My Lords, rather like the last speaker, I welcome this measure but am a bit nervous about it. The idea that the Government of the day should be able to set out their forward thinking in a way which is helpful to the regulatory functions is a good one. However, as other external viewers have sought to point out, it raises worries about whether the regulator is truly independent of government in that mode, and whether the Government might be accused of setting an agenda which would then be imposed through a well-respected regulator which everyone thinks is doing a good job in a way that might not have been the case had the process of primary legislation followed by regulations been the approach taken. I hope that when the Minister responds he will confirm that there is no intention for this measure to circumvent the clearly established arm’s-length relationships between the regulator and government. It would be helpful if he could do so.

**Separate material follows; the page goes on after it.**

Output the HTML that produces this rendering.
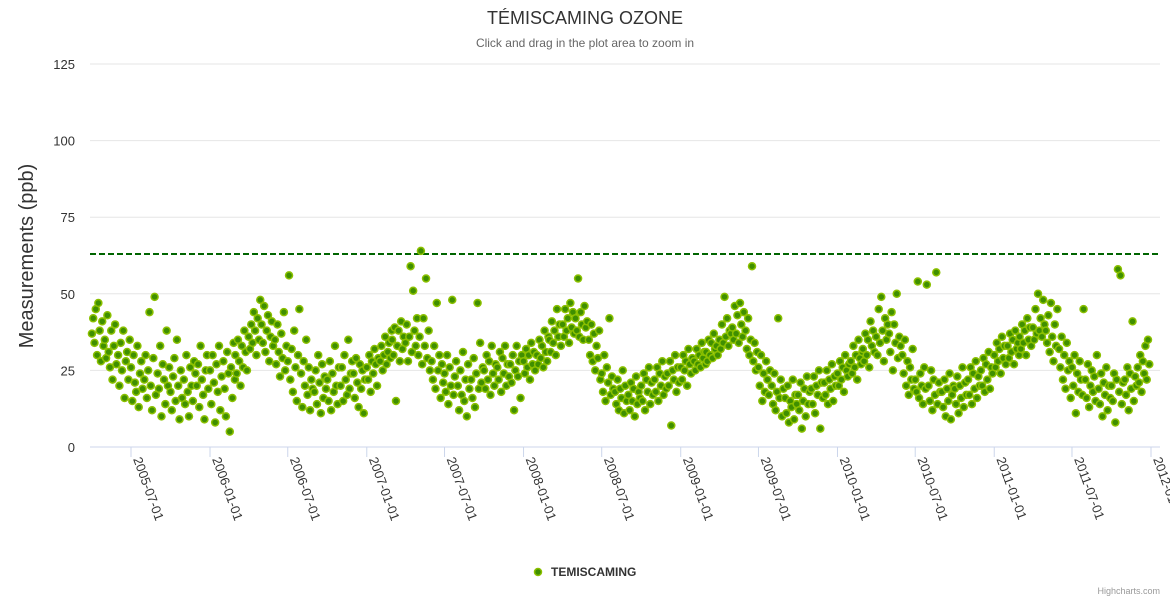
<!DOCTYPE html>
<html><head><meta charset="utf-8"><style>
html,body{margin:0;padding:0;background:#fff;}
svg{display:block;font-family:"Liberation Sans",sans-serif;}
</style></head><body>
<svg id="chart" width="1170" height="600">
<text x="585" y="24" text-anchor="middle" font-size="18" fill="#333">TÉMISCAMING OZONE</text>
<text x="585" y="47" text-anchor="middle" font-size="12" fill="#666">Click and drag in the plot area to zoom in</text>
<text transform="translate(33,256) rotate(-90)" text-anchor="middle" font-size="20" fill="#333">Measurements (ppb)</text>
<g id="grid"></g><g id="xaxis"></g><g id="pts"></g>
<g><circle cx="538" cy="572" r="3.5" fill="#3f8f00" stroke="#8bc000" stroke-width="1.5"/><text x="551" y="576" font-size="12" font-weight="bold" fill="#333">TEMISCAMING</text></g>
<text x="1160" y="594" text-anchor="end" font-size="9" fill="#999">Highcharts.com</text>
</svg>
<script>
const yTicks=[0,25,50,75,100,125];
const xTickLabels=["2005-07-01","2006-01-01","2006-07-01","2007-01-01","2007-07-01","2008-01-01","2008-07-01","2009-01-01","2009-07-01","2010-01-01","2010-07-01","2011-01-01","2011-07-01","2012-01-01"];
const threshold=63;
const startYear=2005, startMonth=4;
const values=[
37,42,34,45,30,47,38,28,41,33,35,29,43,31,26,38,22,33,40,27,30,20,34,25,38,16,28,31,22,35,
26,15,30,21,18,33,13,24,28,19,22,30,16,25,44,20,12,29,49,17,24,19,33,10,27,22,14,38,20,26,
18,12,23,29,15,35,20,9,25,16,22,14,30,18,10,26,20,15,28,24,20,27,13,33,22,17,9,25,30,19,
25,14,30,21,8,27,18,33,12,23,28,19,10,31,24,5,26,16,34,22,30,24,35,28,20,33,26,38,31,25,
36,32,40,34,44,38,30,42,35,48,40,34,46,31,38,43,28,36,41,33,35,27,40,31,23,37,29,44,25,33,
28,56,22,32,18,38,26,15,30,45,24,13,28,20,35,17,26,12,22,19,18,25,14,30,21,11,27,16,23,19,
22,15,28,12,24,18,33,20,14,26,20,26,15,30,22,17,35,19,24,28,24,16,29,21,13,27,19,25,11,22,
26,22,30,18,28,24,32,27,20,29,28,33,25,30,36,27,31,34,29,38,35,30,39,15,33,38,28,41,32,36,
34,40,28,36,59,31,51,38,33,42,30,36,64,27,42,33,55,29,38,25,28,22,33,19,47,25,30,16,27,21,
24,18,30,14,26,20,48,17,23,28,20,12,25,17,31,15,22,10,27,19,22,16,29,13,24,47,19,34,21,26,
25,19,30,22,28,17,33,24,20,27,26,22,31,18,29,24,33,20,27,23,27,21,30,12,25,33,23,28,16,30,
28,24,32,26,30,22,34,27,31,25,30,27,35,29,33,26,38,31,28,36,35,31,41,34,38,30,45,36,40,33,
40,36,45,38,42,34,47,39,44,37,42,38,55,36,44,40,35,46,39,41,35,30,40,28,37,25,33,29,38,22,
24,18,30,15,26,21,42,17,23,19,18,14,22,12,19,16,25,11,20,15,17,12,21,15,19,10,23,14,18,16,
20,15,24,12,22,18,26,14,21,17,22,18,26,15,24,20,28,17,23,19,24,20,28,7,25,22,30,18,26,21,
26,22,30,25,28,20,32,27,24,29,28,25,32,27,30,26,34,29,31,27,31,28,35,30,34,29,37,32,33,30,
35,32,40,34,49,36,42,33,38,37,39,35,46,37,43,34,47,40,36,44,38,32,42,30,35,59,28,34,25,31,
26,20,30,15,24,18,28,22,17,25,20,14,24,12,18,42,16,22,10,19,16,11,20,8,15,13,22,9,17,14,
17,12,21,6,15,19,10,23,14,18,19,14,23,11,20,17,25,6,21,16,21,17,25,14,22,19,27,15,23,20,
24,20,28,22,26,18,30,25,23,27,28,24,33,26,30,22,35,29,27,31,32,28,37,30,35,26,41,33,38,31,
36,30,45,34,49,38,28,42,35,40,37,31,44,25,40,34,50,29,36,33,30,24,35,20,28,17,26,22,32,19,
22,18,54,16,24,20,14,26,19,53,20,15,25,12,22,17,57,14,21,18,18,13,22,10,19,15,24,9,17,20,
19,14,23,11,20,16,26,13,21,17,22,17,26,14,24,19,28,16,23,20,25,20,29,18,27,22,31,19,26,24,
30,26,34,28,32,24,36,29,33,27,33,29,37,31,35,27,38,32,34,30,36,32,40,34,38,30,42,35,39,33,
39,35,45,37,50,38,42,36,48,40,38,34,43,31,47,36,28,40,33,45,32,26,36,22,30,19,34,25,28,16,
26,20,30,11,24,18,28,22,17,45,22,16,27,13,20,25,18,23,15,30,19,14,24,10,21,17,26,12,20,16,
20,15,24,8,22,58,18,56,14,21,22,17,26,12,24,19,41,15,23,20,26,21,30,18,28,24,33,22,35,27
];
const NS="http://www.w3.org/2000/svg";
const t0=Date.UTC(2005,6,1), t1=Date.UTC(2012,0,1);
function xS(t){return 131+(t-t0)/(t1-t0)*(1151-131);}
function yS(v){return 447-v*(447-64)/125;}
function mk(tag,attrs,parent){const e=document.createElementNS(NS,tag);for(const k in attrs)e.setAttribute(k,attrs[k]);parent.appendChild(e);return e;}
const grid=document.getElementById('grid');
yTicks.forEach(v=>{
  const l=mk('line',{x1:90,x2:1160,y1:yS(v),y2:yS(v),stroke:v===0?'#ccd6eb':'#e6e6e6'},grid);
  
  
  const t=mk('text',{x:75,y:yS(v)+5,'text-anchor':'end','font-size':13,fill:'#333'},grid);
  t.textContent=v;
  
  
});
const th=mk('line',{x1:90,x2:1160,y1:yS(threshold),y2:yS(threshold),stroke:'#006400','stroke-width':2,'stroke-dasharray':'6,3'},grid);


const xa=document.getElementById('xaxis');
xTickLabels.forEach(s=>{
  const p=s.split('-').map(Number);const x=xS(Date.UTC(p[0],p[1]-1,p[2]));
  const tk=mk('line',{x1:x,x2:x,y1:447,y2:457,stroke:'#ccd6eb'},xa);
  
  
  const t=mk('text',{x:0,y:0,'font-size':13,fill:'#333',transform:`translate(${x+2},${459}) rotate(70)`},xa);
  t.textContent=s;
  
  
});
const pts=document.getElementById('pts');
values.forEach((v,i)=>{
  const m=Math.floor(i/10), d=1+3*(i%10);
  const t=Date.UTC(startYear,startMonth-1+m,d);
  const c=mk('circle',{cx:xS(t),cy:yS(v),r:3.5,fill:'#3f8f00',stroke:'#8bc000','stroke-width':1.5},pts);
  
  
});
</script>
</body></html>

In another Bill—I sometimes get confused, so I hope that I am discussing the right one—we talked about how the Secretary of State for Education has responsibilities in relation to the new body that is to be set up in higher education, the Office for Students. However, we think that it should be called the Office for Higher Education. In that Bill, the words “have regard to” the instructions given by the Minister are very much part of the way in which that system operates. However, that situation is different in the sense that the measure replaces an existing arrangement for a body which was not a regulator—HEFCE—and for which the only mechanism whereby higher education policy could be created was by letters of instruction. That usually takes the form of an annual letter to HEFCE which sets out the Government’s wishes for the future year, sometimes for several years ahead. I make that point simply because it would be helpful if the Minister could make it very clear that the model here is one of improving an arrangement which will be for the benefit of the exercise of the powers that already exist, and does not add new layers of bureaucracy or new powers, and that the intention is not to set an agenda or to curtail the independence of Ofcom, as I think the system would not work without it. Otherwise, I welcome what is proposed.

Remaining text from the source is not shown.